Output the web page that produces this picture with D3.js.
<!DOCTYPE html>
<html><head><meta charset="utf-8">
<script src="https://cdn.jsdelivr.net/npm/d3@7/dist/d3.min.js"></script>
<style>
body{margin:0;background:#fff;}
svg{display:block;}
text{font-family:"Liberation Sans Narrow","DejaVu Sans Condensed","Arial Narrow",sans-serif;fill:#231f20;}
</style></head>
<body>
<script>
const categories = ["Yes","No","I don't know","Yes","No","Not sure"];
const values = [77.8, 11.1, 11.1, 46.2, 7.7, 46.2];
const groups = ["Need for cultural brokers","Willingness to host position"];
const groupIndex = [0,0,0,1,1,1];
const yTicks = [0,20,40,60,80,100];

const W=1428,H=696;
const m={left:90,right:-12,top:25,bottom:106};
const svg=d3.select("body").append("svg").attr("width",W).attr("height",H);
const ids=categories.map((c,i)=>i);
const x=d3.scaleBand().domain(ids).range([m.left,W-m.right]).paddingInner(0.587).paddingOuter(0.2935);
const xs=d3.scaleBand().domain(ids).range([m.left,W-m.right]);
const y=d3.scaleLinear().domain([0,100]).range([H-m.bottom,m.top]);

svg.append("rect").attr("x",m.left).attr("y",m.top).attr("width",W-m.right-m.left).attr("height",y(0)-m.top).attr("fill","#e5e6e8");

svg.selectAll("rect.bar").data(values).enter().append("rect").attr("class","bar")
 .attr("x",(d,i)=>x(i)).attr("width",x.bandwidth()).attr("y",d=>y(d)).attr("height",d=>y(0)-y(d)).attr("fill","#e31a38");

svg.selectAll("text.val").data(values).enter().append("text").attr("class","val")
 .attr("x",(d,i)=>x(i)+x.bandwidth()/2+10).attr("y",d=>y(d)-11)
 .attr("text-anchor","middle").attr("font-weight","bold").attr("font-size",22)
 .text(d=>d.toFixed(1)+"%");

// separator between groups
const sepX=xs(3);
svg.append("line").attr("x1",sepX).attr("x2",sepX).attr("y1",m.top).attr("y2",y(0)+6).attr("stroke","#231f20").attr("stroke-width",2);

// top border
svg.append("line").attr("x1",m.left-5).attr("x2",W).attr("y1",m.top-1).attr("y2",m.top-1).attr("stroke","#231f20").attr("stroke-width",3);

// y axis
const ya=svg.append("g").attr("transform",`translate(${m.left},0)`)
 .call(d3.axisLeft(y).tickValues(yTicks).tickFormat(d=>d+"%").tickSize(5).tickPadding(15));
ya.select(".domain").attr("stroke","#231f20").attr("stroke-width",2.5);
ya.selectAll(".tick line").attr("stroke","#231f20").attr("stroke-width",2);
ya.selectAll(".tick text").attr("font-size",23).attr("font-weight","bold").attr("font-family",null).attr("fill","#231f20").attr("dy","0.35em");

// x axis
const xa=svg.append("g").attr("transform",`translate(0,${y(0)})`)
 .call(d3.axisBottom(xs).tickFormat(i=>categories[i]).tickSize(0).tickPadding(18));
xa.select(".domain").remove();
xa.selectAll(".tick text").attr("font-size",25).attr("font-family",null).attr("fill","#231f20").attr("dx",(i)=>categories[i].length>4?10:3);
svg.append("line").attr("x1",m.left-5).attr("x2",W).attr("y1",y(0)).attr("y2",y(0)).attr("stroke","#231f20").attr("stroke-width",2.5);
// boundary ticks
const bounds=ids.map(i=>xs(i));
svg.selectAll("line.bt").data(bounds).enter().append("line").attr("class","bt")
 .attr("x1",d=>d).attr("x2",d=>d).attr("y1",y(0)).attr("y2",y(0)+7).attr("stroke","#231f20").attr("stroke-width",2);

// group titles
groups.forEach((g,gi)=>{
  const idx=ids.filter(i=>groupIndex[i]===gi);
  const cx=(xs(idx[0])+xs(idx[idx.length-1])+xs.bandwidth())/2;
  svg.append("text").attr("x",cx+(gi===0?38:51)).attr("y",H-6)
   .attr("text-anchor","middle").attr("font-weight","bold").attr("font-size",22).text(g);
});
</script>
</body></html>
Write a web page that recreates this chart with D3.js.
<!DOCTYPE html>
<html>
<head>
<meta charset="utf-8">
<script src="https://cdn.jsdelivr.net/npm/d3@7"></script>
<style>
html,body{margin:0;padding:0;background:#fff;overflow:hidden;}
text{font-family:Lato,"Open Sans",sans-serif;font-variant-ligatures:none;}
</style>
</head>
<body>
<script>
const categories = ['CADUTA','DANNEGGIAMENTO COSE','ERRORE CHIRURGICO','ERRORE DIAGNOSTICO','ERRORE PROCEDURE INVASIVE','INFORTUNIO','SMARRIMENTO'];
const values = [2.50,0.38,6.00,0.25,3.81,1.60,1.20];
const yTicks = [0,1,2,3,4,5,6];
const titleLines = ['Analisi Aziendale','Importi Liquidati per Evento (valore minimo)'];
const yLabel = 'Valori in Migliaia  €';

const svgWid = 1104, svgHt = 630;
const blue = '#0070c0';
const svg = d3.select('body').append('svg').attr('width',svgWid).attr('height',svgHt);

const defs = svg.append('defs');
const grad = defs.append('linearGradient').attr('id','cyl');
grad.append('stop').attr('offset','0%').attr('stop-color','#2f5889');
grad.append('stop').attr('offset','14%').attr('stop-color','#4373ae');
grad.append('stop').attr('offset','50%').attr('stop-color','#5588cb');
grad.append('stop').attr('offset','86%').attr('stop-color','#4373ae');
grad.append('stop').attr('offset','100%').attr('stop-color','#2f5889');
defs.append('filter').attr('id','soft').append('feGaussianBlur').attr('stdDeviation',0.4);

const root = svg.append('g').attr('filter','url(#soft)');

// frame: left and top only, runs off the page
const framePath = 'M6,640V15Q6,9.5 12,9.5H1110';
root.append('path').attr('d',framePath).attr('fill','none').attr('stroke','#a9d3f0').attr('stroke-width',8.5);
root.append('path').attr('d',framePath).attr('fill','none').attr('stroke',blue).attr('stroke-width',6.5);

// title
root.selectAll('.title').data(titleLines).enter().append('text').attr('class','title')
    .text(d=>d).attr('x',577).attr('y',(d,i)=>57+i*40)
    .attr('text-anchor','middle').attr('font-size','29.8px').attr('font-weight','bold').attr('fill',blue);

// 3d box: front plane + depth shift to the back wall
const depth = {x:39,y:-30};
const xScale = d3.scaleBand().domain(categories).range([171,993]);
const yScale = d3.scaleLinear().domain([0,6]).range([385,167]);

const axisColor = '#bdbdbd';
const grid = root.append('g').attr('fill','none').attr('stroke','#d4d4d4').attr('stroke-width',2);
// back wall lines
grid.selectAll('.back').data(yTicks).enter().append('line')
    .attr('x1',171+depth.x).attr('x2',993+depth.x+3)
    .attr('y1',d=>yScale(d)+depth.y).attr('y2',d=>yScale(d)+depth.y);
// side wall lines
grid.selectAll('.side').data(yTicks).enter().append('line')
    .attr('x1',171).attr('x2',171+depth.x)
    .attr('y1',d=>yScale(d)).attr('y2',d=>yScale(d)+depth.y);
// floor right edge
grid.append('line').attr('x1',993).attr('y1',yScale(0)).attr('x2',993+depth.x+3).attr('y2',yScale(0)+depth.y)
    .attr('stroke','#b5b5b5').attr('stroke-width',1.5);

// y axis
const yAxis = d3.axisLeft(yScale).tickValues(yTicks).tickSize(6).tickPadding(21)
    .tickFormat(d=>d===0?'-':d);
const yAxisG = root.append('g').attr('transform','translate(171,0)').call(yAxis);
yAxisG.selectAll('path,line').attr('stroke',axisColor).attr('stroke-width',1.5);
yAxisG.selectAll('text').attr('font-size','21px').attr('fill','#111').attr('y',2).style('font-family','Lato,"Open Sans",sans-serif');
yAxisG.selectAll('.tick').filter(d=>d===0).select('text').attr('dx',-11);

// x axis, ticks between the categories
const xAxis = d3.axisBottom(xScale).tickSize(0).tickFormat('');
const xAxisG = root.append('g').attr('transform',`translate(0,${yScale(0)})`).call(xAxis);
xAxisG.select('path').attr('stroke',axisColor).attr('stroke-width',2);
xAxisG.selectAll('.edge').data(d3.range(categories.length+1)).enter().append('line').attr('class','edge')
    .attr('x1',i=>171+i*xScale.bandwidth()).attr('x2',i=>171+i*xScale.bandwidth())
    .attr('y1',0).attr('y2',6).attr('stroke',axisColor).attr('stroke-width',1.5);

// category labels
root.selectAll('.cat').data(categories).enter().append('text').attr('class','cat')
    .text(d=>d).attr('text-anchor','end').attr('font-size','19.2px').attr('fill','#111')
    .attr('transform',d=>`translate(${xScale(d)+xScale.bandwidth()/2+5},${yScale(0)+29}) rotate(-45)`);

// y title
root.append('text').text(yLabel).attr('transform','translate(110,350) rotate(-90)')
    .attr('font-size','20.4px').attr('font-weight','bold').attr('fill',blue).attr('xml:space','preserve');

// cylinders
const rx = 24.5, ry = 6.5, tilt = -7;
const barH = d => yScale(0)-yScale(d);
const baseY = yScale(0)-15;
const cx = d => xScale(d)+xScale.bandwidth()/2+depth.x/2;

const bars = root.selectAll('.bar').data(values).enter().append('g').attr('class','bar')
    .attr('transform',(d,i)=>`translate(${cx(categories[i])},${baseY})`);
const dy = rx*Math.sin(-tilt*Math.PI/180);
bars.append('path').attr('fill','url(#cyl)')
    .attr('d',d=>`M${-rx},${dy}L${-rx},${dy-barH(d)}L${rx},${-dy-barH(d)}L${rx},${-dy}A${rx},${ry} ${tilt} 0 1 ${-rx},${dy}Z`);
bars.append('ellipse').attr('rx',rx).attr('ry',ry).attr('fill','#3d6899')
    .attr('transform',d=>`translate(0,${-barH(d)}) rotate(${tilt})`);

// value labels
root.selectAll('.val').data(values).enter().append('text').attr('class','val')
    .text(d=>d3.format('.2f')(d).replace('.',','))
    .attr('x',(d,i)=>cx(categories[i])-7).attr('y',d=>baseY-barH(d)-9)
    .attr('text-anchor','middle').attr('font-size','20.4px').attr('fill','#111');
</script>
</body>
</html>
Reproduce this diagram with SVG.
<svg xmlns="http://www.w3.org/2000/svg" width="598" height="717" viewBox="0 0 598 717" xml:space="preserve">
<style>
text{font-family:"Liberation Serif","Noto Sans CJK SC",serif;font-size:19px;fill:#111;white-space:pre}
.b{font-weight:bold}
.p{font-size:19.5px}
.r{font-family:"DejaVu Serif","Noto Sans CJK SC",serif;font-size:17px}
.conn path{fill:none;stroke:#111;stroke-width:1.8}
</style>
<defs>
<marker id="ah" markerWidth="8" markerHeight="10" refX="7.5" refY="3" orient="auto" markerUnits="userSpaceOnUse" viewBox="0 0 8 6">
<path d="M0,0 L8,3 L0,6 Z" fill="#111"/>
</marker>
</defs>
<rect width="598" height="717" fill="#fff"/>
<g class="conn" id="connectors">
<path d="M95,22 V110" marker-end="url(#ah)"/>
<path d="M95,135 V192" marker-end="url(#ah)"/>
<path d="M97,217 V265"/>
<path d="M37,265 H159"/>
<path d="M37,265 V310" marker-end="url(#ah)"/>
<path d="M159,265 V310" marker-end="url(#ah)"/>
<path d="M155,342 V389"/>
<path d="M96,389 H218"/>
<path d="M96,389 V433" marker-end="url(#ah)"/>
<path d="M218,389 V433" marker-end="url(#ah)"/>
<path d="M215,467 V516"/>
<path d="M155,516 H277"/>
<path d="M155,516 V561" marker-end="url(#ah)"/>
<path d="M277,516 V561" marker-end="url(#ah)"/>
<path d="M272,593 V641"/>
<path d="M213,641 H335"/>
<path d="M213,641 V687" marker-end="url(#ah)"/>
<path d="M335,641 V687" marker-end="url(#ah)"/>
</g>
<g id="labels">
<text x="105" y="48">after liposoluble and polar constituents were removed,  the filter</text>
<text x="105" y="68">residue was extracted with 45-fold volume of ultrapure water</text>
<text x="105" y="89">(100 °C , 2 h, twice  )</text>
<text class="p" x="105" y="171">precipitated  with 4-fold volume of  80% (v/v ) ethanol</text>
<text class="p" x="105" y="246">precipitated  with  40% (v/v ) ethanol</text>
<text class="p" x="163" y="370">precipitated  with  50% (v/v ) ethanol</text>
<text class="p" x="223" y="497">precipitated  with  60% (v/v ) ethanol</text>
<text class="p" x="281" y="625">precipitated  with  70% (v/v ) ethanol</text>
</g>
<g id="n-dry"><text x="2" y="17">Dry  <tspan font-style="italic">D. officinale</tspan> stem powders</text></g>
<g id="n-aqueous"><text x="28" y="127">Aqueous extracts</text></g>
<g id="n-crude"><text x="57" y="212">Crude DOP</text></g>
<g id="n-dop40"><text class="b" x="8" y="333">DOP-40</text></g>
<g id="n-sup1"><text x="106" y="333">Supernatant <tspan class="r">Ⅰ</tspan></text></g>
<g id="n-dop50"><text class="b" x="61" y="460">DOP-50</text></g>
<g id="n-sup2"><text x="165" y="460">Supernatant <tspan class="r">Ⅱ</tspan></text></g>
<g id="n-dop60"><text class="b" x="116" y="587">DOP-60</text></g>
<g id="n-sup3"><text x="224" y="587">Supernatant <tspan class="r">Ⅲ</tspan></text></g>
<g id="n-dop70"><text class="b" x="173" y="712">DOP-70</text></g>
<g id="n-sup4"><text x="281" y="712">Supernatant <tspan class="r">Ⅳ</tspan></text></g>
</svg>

::::::::

Task details:
Show all lines in the entries above where the string "that" appears.

Expected output:
Output the web page that produces this picture with D3.js.
Write a web page that recreates this chart with D3.js.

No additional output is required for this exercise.